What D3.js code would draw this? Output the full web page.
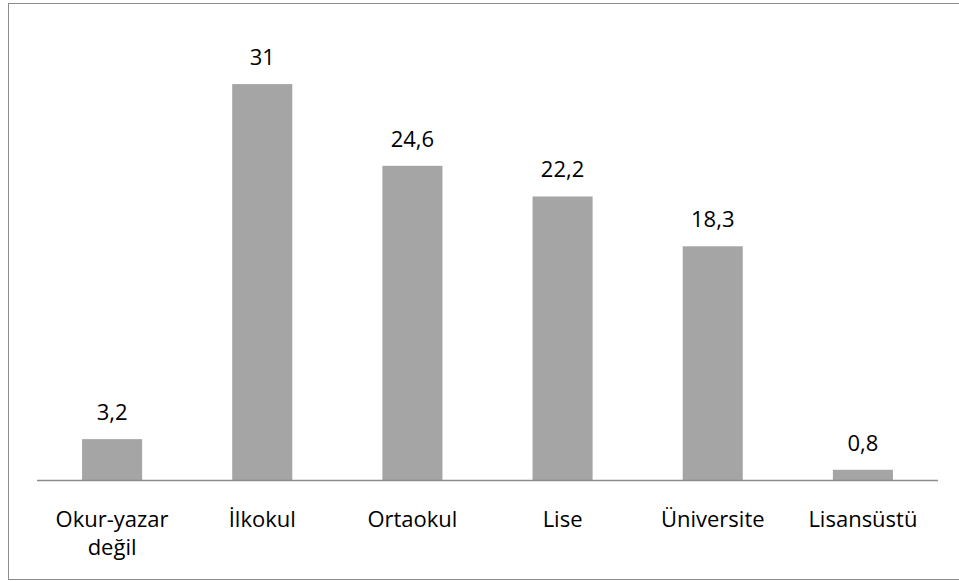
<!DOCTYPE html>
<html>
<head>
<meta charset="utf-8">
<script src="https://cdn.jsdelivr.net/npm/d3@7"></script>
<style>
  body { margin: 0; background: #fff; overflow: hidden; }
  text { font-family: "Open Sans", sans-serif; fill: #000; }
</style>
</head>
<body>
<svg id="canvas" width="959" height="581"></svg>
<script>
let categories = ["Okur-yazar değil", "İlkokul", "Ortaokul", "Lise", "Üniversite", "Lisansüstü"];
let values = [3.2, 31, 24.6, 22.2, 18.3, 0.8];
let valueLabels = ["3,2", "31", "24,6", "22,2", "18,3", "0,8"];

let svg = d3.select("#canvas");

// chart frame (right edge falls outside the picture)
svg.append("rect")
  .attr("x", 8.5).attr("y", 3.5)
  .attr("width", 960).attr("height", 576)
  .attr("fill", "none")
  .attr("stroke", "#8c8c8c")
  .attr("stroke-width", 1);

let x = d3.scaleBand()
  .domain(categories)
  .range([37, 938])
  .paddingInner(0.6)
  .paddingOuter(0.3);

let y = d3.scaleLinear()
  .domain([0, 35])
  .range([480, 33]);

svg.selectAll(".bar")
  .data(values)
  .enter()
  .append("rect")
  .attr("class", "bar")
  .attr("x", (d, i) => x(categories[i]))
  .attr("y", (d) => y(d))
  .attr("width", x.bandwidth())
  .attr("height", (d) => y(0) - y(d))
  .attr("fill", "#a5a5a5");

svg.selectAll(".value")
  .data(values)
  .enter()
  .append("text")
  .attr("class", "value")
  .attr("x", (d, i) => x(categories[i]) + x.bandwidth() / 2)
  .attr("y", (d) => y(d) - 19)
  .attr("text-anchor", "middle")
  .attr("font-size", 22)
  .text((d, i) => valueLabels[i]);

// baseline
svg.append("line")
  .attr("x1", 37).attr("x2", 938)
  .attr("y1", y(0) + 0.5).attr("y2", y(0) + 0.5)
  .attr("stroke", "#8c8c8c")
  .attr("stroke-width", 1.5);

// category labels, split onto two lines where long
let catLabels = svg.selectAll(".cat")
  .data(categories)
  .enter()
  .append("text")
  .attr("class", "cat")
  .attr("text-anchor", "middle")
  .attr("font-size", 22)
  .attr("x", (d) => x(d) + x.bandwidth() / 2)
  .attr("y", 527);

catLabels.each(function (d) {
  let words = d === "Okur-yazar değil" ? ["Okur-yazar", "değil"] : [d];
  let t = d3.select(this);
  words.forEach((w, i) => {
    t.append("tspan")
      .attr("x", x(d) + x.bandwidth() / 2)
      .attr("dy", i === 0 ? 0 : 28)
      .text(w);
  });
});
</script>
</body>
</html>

◆ GOAL
Reproduce each line exactly, please, except for any pictures.

◆ SOLUTION
What D3.js code would draw this? Output the full web page.
<!DOCTYPE html>
<html>
<head>
<meta charset="utf-8">
<script src="https://cdn.jsdelivr.net/npm/d3@7"></script>
<style>
  body { margin: 0; background: #fff; overflow: hidden; }
  text { font-family: "Open Sans", sans-serif; fill: #000; }
</style>
</head>
<body>
<svg id="canvas" width="959" height="581"></svg>
<script>
let categories = ["Okur-yazar değil", "İlkokul", "Ortaokul", "Lise", "Üniversite", "Lisansüstü"];
let values = [3.2, 31, 24.6, 22.2, 18.3, 0.8];
let valueLabels = ["3,2", "31", "24,6", "22,2", "18,3", "0,8"];

let svg = d3.select("#canvas");

// chart frame (right edge falls outside the picture)
svg.append("rect")
  .attr("x", 8.5).attr("y", 3.5)
  .attr("width", 960).attr("height", 576)
  .attr("fill", "none")
  .attr("stroke", "#8c8c8c")
  .attr("stroke-width", 1);

let x = d3.scaleBand()
  .domain(categories)
  .range([37, 938])
  .paddingInner(0.6)
  .paddingOuter(0.3);

let y = d3.scaleLinear()
  .domain([0, 35])
  .range([480, 33]);

svg.selectAll(".bar")
  .data(values)
  .enter()
  .append("rect")
  .attr("class", "bar")
  .attr("x", (d, i) => x(categories[i]))
  .attr("y", (d) => y(d))
  .attr("width", x.bandwidth())
  .attr("height", (d) => y(0) - y(d))
  .attr("fill", "#a5a5a5");

svg.selectAll(".value")
  .data(values)
  .enter()
  .append("text")
  .attr("class", "value")
  .attr("x", (d, i) => x(categories[i]) + x.bandwidth() / 2)
  .attr("y", (d) => y(d) - 19)
  .attr("text-anchor", "middle")
  .attr("font-size", 22)
  .text((d, i) => valueLabels[i]);

// baseline
svg.append("line")
  .attr("x1", 37).attr("x2", 938)
  .attr("y1", y(0) + 0.5).attr("y2", y(0) + 0.5)
  .attr("stroke", "#8c8c8c")
  .attr("stroke-width", 1.5);

// category labels, split onto two lines where long
let catLabels = svg.selectAll(".cat")
  .data(categories)
  .enter()
  .append("text")
  .attr("class", "cat")
  .attr("text-anchor", "middle")
  .attr("font-size", 22)
  .attr("x", (d) => x(d) + x.bandwidth() / 2)
  .attr("y", 527);

catLabels.each(function (d) {
  let words = d === "Okur-yazar değil" ? ["Okur-yazar", "değil"] : [d];
  let t = d3.select(this);
  words.forEach((w, i) => {
    t.append("tspan")
      .attr("x", x(d) + x.bandwidth() / 2)
      .attr("dy", i === 0 ? 0 : 28)
      .text(w);
  });
});
</script>
</body>
</html>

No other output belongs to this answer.